Your task
In the listing that follows, retype every line from the first through the one containing "74, 50, 66, 45, 58, 42, 52, 38, 46, 34]". Pictures are to be left out.
────────────────
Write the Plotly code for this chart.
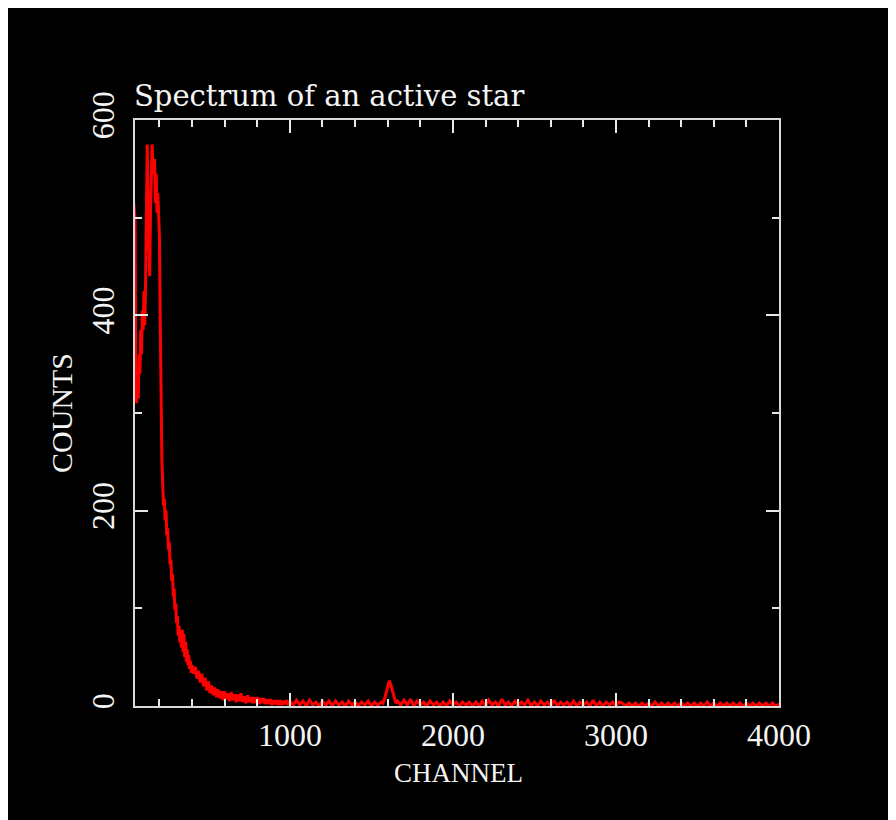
import plotly.graph_objects as go

# ---- data ----
# region A: channels 40..395, step 5
chan_a = [40] + list(range(50, 400, 5))
counts_a = [520,
            500, 330, 310, 345, 315, 360, 340, 385, 360, 405,
            385, 425, 390, 435, 545, 575, 515, 465, 440, 505,
            530, 575, 555, 545, 560, 515, 545, 505, 525, 485,
            480, 390, 290, 250, 228, 205, 212, 190, 200, 175,
            182, 160, 168, 145, 150, 128, 135, 112, 120, 98,
            105, 85, 92, 72, 82, 65, 74, 60, 78, 55,
            74, 50, 66, 45, 58, 42, 52, 38, 46, 34]

# region B: channels 400..990, step 10
chan_b = list(range(400, 1000, 10))
counts_b = [42, 33, 40, 28, 36, 24, 33, 20, 29, 16,
            25, 13, 21, 11, 19, 9, 17, 8, 15, 6,
            15, 7, 13, 5, 14, 6, 12, 4, 12, 5,
            13, 4, 10, 3, 11, 4, 9, 3, 9, 3,
            9, 2, 8, 3, 8, 2, 7, 2, 7, 1,
            6, 2, 6, 1, 6, 1, 5, 2, 6, 1]

# region C: channels 1000..1560, step 20
chan_c = list(range(1000, 1580, 20))
counts_c = [5, 1, 6, 1, 5, 0, 6, 1, 4, 0,
            5, 1, 5, 0, 5, 1, 4, 0, 5, 1,
            4, 0, 4, 1, 5, 0, 4, 1, 4]

# emission line near channel 1610
chan_line = list(range(1570, 1660, 10))
counts_line = [3, 7, 13, 20, 26, 21, 14, 7, 3]

# region D: channels 1660..4000, step 20
chan_d = list(range(1660, 4020, 20))
counts_d = [5, 1, 6, 1, 7, 0, 5, 1,
            4, 0, 5, 1, 4, 0, 4, 0, 5, 1, 4, 0, 4, 1, 4, 0, 4, 0,
            5, 0, 6, 1, 4, 0, 7, 1, 4, 0, 5, 0, 4, 1, 6, 0, 4, 0, 5, 1, 4, 0,
            6, 0, 4, 1, 4, 0, 5, 0, 4, 1, 4, 0, 6, 0, 4, 0, 4, 1, 4, 0, 4,
            3, 0, 3, 0, 3, 0, 3, 0, 3, 0, 4, 0, 3, 0, 3, 0, 3, 0, 3, 0,
            3, 0, 3, 0, 3, 0, 4, 0, 3, 0, 3, 0, 3, 0, 3, 0, 3, 0, 3, 0,
            3, 0, 3, 0, 3, 0, 3, 0, 2]

channels = chan_a + chan_b + chan_c + chan_line + chan_d
counts = counts_a + counts_b + counts_c + counts_line + counts_d

x_ticks = [1000, 2000, 3000, 4000]
y_ticks = [0, 200, 400, 600]

TITLE = "Spectrum of an active star"
XLABEL = "CHANNEL"
YLABEL = "COUNTS"

# ---- figure (page body margin offsets the figure by 8 px) ----
OFF = 8
W, H = 896 - OFF, 820 - OFF
ML, MR, MT, MB = 135 - OFF, 896 - 779, 120 - OFF, 820 - 706
PW, PH = W - ML - MR, H - MT - MB

def px_x(p):
    # p: page pixel x
    return (p - OFF - ML) / PW

def px_y(p):
    # p: page pixel y
    return (H - MB - (p - OFF)) / PH

fig = go.Figure()
fig.add_trace(go.Scatter(x=channels, y=counts, mode="lines",
                         line=dict(color="#ff0000", width=3),
                         hoverinfo="skip", showlegend=False))

axis_common = dict(
    showgrid=False, zeroline=False,
    showline=True, linecolor="#d8d8d8", linewidth=2,
    mirror="ticks", ticks="inside", tickcolor="#e8e8e8", tickwidth=2, ticklen=13,
    tickfont=dict(family="Liberation Serif", size=32, color="#f4f4f4"),
)

fig.update_xaxes(range=[50, 4000], tickvals=x_ticks, ticklabelstandoff=0,
                 minor=dict(dtick=200, tick0=0, ticks="inside", ticklen=7,
                            tickcolor="#e8e8e8", tickwidth=2),
                 **axis_common)
fig.update_yaxes(range=[0, 600], tickvals=y_ticks, tickangle=-90, ticklabelstandoff=6,
                 minor=dict(dtick=100, tick0=0, ticks="inside", ticklen=7,
                            tickcolor="#e8e8e8", tickwidth=2),
                 **axis_common)

fig.add_annotation(text=TITLE, xref="paper", yref="paper",
                   x=px_x(132), y=px_y(115), xanchor="left", yanchor="bottom",
                   showarrow=False,
                   font=dict(family="DejaVu Serif", size=29, color="#f4f4f4"))
fig.add_annotation(text=XLABEL, xref="paper", yref="paper",
                   x=px_x(458), y=px_y(773), xanchor="center", yanchor="middle",
                   showarrow=False,
                   font=dict(family="Liberation Serif", size=27, color="#f4f4f4"))
fig.add_annotation(text=YLABEL, xref="paper", yref="paper",
                   x=px_x(61), y=px_y(413), xanchor="center", yanchor="middle",
                   textangle=-90, showarrow=False,
                   font=dict(family="Liberation Serif", size=30, color="#f4f4f4"))

fig.update_layout(width=W, height=H,
                  margin=dict(l=ML, r=MR, t=MT, b=MB, pad=0),
                  paper_bgcolor="black", plot_bgcolor="black",
                  showlegend=False)

fig.write_html("out.html")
────────────────
Solved problem
Write the Plotly code for this chart.
import plotly.graph_objects as go

# ---- data ----
# region A: channels 40..395, step 5
chan_a = [40] + list(range(50, 400, 5))
counts_a = [520,
            500, 330, 310, 345, 315, 360, 340, 385, 360, 405,
            385, 425, 390, 435, 545, 575, 515, 465, 440, 505,
            530, 575, 555, 545, 560, 515, 545, 505, 525, 485,
            480, 390, 290, 250, 228, 205, 212, 190, 200, 175,
            182, 160, 168, 145, 150, 128, 135, 112, 120, 98,
            105, 85, 92, 72, 82, 65, 74, 60, 78, 55,
            74, 50, 66, 45, 58, 42, 52, 38, 46, 34]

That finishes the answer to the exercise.